## Provided records
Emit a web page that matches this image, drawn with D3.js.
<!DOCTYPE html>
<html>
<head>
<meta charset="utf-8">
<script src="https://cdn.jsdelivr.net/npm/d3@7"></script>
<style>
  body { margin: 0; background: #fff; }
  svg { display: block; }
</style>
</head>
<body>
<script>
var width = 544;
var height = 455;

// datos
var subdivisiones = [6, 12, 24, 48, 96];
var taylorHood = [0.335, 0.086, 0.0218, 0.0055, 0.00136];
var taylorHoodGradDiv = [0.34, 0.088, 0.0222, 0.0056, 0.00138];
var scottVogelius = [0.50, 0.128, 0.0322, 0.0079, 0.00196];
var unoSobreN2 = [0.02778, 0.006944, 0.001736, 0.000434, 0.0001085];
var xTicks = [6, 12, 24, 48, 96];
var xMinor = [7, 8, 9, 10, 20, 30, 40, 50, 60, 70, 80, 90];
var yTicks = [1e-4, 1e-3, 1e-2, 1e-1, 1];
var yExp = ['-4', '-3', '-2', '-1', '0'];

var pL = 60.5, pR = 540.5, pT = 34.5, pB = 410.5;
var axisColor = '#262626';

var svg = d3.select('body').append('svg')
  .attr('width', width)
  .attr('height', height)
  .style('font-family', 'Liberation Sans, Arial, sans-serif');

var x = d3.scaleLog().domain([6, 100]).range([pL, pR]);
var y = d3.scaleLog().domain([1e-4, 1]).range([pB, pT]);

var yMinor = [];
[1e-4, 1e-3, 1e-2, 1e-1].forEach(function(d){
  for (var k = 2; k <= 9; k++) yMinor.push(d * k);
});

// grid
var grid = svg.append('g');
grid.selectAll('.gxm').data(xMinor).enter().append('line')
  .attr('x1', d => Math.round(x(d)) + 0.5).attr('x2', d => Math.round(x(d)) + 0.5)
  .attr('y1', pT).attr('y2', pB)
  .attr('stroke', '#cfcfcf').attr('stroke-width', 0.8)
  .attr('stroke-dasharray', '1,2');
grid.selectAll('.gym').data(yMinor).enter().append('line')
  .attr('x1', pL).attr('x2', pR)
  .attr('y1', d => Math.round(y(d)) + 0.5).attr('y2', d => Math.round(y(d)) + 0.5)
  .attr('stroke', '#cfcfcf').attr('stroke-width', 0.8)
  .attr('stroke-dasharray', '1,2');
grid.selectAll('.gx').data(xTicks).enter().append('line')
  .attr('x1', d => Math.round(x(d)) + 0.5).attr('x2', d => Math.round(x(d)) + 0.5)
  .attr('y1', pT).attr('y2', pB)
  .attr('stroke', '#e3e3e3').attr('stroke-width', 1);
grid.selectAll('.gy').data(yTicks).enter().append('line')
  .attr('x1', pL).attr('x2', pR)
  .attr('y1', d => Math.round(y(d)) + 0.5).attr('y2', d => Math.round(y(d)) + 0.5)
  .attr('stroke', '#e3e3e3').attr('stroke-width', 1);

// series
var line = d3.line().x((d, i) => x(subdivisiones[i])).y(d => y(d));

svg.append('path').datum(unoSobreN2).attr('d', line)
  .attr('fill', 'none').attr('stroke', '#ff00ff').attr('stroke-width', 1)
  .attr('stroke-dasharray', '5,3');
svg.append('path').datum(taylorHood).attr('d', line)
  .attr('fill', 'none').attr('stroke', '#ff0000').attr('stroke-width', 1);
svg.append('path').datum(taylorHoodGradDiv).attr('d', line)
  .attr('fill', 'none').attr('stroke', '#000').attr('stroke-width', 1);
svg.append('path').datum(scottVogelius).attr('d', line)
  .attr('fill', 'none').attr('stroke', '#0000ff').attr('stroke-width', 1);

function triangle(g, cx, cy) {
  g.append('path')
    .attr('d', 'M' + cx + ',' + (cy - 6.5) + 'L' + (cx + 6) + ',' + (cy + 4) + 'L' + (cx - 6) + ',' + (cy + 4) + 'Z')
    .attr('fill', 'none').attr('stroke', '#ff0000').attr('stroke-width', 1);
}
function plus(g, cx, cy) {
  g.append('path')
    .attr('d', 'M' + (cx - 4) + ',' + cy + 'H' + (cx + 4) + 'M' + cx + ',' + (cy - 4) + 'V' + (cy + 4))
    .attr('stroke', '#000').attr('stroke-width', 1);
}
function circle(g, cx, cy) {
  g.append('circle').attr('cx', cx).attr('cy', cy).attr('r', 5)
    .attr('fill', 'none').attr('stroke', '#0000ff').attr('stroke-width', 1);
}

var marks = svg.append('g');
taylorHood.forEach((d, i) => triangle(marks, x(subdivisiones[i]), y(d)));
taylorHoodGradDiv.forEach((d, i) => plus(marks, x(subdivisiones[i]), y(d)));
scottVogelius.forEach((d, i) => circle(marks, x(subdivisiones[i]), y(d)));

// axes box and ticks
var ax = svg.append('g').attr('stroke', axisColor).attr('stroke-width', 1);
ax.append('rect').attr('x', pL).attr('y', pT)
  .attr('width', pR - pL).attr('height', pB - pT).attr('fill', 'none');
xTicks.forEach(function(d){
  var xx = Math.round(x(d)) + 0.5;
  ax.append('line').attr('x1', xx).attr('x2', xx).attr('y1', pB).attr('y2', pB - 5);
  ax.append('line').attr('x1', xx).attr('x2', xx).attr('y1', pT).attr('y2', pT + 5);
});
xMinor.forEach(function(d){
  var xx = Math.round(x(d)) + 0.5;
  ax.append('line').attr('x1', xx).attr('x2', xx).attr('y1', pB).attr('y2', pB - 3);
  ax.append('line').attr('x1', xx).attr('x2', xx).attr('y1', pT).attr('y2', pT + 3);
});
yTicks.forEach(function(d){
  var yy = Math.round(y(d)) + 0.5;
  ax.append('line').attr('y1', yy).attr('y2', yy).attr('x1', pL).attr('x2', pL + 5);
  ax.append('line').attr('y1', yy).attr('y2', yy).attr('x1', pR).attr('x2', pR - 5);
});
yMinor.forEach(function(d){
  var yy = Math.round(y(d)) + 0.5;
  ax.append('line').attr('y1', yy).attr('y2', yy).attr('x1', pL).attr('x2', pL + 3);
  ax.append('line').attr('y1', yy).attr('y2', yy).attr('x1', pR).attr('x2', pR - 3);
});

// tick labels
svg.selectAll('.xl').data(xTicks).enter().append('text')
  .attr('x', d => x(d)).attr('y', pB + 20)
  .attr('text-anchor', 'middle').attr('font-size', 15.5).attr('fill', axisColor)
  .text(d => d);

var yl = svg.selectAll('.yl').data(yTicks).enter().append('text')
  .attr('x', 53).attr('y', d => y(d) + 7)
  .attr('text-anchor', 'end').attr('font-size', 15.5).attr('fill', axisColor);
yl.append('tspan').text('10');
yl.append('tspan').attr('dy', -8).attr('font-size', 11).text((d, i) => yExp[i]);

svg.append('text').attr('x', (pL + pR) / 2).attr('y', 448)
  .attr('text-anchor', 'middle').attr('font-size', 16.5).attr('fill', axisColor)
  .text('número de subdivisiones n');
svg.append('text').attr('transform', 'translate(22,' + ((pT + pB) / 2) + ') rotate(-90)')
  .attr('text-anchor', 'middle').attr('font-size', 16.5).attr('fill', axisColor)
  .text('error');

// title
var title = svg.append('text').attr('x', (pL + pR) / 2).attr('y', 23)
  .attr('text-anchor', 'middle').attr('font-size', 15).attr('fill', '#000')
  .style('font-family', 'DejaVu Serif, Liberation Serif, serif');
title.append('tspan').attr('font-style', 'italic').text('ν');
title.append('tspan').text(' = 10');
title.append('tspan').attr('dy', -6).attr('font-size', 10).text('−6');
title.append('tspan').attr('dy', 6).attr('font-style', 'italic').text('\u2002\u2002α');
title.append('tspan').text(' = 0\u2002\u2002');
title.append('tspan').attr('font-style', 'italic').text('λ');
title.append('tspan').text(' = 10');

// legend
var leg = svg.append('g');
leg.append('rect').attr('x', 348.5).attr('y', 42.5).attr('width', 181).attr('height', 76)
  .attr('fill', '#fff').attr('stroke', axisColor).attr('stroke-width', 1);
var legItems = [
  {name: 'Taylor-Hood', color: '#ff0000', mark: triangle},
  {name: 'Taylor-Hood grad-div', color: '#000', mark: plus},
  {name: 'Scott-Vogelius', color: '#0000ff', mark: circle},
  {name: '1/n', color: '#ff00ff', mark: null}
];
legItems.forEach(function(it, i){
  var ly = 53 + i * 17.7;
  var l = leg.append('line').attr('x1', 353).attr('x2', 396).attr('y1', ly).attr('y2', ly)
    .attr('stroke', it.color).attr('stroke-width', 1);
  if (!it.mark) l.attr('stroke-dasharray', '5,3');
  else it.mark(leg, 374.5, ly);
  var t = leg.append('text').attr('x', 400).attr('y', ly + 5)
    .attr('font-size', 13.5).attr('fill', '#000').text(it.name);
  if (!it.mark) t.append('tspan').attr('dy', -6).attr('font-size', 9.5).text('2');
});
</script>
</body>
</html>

---

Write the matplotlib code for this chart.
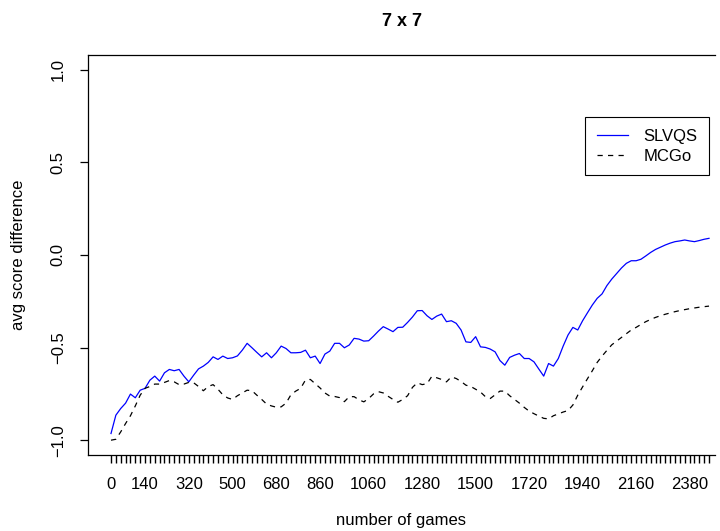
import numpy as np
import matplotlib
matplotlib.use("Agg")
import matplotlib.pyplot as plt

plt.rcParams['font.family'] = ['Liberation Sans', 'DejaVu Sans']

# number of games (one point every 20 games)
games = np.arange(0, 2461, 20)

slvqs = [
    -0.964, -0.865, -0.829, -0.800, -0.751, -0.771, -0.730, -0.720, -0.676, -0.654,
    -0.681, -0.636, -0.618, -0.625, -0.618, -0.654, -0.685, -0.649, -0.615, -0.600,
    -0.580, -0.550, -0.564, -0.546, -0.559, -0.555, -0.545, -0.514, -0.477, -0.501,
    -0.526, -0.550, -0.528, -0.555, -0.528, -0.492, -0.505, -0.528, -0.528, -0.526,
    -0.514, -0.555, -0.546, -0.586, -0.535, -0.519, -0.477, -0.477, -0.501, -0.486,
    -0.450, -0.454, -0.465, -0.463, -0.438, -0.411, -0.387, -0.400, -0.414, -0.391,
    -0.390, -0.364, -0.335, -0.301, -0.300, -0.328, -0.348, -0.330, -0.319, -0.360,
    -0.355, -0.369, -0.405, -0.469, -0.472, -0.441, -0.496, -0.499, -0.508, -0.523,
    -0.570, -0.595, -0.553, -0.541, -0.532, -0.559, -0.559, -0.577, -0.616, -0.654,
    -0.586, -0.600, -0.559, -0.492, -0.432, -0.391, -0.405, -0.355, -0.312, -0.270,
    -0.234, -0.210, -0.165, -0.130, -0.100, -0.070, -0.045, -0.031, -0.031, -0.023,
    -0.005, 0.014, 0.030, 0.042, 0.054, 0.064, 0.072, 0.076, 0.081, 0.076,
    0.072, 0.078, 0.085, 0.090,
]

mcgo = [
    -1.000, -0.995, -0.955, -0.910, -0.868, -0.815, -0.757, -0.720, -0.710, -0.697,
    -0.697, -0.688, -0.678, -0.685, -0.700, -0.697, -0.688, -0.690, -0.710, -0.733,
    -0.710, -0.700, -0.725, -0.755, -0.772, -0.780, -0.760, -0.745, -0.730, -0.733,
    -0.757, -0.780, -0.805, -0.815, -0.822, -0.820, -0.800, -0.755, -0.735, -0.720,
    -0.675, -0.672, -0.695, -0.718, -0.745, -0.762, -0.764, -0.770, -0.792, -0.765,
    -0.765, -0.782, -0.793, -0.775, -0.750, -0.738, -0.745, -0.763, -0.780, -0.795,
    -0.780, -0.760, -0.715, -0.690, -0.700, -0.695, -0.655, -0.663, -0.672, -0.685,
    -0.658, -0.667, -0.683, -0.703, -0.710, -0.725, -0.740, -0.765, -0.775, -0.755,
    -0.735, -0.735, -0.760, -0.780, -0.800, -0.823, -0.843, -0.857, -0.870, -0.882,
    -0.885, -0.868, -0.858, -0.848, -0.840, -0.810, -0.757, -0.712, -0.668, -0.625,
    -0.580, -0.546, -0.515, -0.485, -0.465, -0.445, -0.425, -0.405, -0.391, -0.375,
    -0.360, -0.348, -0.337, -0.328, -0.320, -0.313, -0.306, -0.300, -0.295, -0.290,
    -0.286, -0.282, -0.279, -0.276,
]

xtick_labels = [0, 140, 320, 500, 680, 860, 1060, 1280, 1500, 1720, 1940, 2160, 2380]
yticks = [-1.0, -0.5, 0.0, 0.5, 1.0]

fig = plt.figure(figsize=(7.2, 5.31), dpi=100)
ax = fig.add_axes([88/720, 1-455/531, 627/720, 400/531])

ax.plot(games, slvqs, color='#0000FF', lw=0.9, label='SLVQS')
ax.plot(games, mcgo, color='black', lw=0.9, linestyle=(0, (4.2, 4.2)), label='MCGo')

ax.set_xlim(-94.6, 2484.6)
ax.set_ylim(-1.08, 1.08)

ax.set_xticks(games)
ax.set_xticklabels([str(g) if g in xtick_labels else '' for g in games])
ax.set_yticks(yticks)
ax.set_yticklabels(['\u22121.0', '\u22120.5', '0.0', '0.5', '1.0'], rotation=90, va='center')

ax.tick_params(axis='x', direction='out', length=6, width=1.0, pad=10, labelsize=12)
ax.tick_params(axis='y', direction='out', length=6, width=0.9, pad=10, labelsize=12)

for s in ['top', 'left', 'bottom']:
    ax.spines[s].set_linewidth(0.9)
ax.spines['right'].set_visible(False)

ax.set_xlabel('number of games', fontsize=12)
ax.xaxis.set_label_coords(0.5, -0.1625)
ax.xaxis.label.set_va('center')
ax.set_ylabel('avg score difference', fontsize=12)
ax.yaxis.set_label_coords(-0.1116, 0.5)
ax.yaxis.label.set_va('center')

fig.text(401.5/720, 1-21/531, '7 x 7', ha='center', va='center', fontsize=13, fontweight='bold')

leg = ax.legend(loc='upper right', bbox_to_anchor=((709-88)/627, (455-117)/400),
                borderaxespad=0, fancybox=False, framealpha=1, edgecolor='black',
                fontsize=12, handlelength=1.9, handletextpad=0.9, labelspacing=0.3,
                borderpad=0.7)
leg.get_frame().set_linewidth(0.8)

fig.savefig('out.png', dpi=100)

==

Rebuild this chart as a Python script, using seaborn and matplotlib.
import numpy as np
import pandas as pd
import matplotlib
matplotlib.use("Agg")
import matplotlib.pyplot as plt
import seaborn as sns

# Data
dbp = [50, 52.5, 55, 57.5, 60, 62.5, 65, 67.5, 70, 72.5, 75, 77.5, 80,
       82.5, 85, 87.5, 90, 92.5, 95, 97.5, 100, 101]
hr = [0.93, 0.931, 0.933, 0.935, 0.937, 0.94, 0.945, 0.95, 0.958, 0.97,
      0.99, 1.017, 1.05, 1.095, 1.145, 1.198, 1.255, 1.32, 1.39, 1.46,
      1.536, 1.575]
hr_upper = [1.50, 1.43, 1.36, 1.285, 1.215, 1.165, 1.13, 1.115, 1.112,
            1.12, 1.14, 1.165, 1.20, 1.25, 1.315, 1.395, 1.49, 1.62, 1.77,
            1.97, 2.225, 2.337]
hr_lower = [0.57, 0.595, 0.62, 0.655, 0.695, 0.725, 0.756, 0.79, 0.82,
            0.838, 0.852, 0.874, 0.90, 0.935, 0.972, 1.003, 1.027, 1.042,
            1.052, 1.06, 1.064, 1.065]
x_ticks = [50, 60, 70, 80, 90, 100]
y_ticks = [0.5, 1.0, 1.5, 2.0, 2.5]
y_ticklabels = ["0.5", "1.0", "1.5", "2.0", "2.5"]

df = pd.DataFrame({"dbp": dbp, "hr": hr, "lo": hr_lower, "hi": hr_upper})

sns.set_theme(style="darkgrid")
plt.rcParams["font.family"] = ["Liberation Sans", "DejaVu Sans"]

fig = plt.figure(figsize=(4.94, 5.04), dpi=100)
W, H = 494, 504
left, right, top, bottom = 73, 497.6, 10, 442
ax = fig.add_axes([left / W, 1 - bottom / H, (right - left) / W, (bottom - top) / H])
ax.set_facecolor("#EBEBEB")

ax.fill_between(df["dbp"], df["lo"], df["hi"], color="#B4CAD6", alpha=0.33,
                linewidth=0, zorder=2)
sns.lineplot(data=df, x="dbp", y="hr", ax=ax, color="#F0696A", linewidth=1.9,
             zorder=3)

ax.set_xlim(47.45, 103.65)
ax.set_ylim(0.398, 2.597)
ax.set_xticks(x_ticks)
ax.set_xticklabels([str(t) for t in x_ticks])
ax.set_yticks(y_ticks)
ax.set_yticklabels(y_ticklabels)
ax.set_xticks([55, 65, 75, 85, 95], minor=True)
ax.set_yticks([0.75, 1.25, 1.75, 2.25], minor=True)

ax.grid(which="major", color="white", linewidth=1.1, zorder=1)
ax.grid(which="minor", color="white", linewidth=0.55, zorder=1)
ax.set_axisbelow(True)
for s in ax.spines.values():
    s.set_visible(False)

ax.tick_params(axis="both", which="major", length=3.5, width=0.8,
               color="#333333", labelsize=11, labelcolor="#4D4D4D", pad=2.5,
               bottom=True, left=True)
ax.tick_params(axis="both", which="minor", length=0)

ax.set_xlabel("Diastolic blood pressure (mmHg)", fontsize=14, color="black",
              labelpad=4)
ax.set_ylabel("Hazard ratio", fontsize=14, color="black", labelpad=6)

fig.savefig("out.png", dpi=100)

## What to produce
Reproduce word for word the material above, beginning with the line that contains "Emit a web page" and ending with the line that contains "Sans, Arial, sans-serif');".

## Finished exercise
Emit a web page that matches this image, drawn with D3.js.
<!DOCTYPE html>
<html>
<head>
<meta charset="utf-8">
<script src="https://cdn.jsdelivr.net/npm/d3@7"></script>
<style>
  body { margin: 0; background: #fff; }
  svg { display: block; }
</style>
</head>
<body>
<script>
var width = 544;
var height = 455;

// datos
var subdivisiones = [6, 12, 24, 48, 96];
var taylorHood = [0.335, 0.086, 0.0218, 0.0055, 0.00136];
var taylorHoodGradDiv = [0.34, 0.088, 0.0222, 0.0056, 0.00138];
var scottVogelius = [0.50, 0.128, 0.0322, 0.0079, 0.00196];
var unoSobreN2 = [0.02778, 0.006944, 0.001736, 0.000434, 0.0001085];
var xTicks = [6, 12, 24, 48, 96];
var xMinor = [7, 8, 9, 10, 20, 30, 40, 50, 60, 70, 80, 90];
var yTicks = [1e-4, 1e-3, 1e-2, 1e-1, 1];
var yExp = ['-4', '-3', '-2', '-1', '0'];

var pL = 60.5, pR = 540.5, pT = 34.5, pB = 410.5;
var axisColor = '#262626';

var svg = d3.select('body').append('svg')
  .attr('width', width)
  .attr('height', height)
  .style('font-family', 'Liberation Sans, Arial, sans-serif');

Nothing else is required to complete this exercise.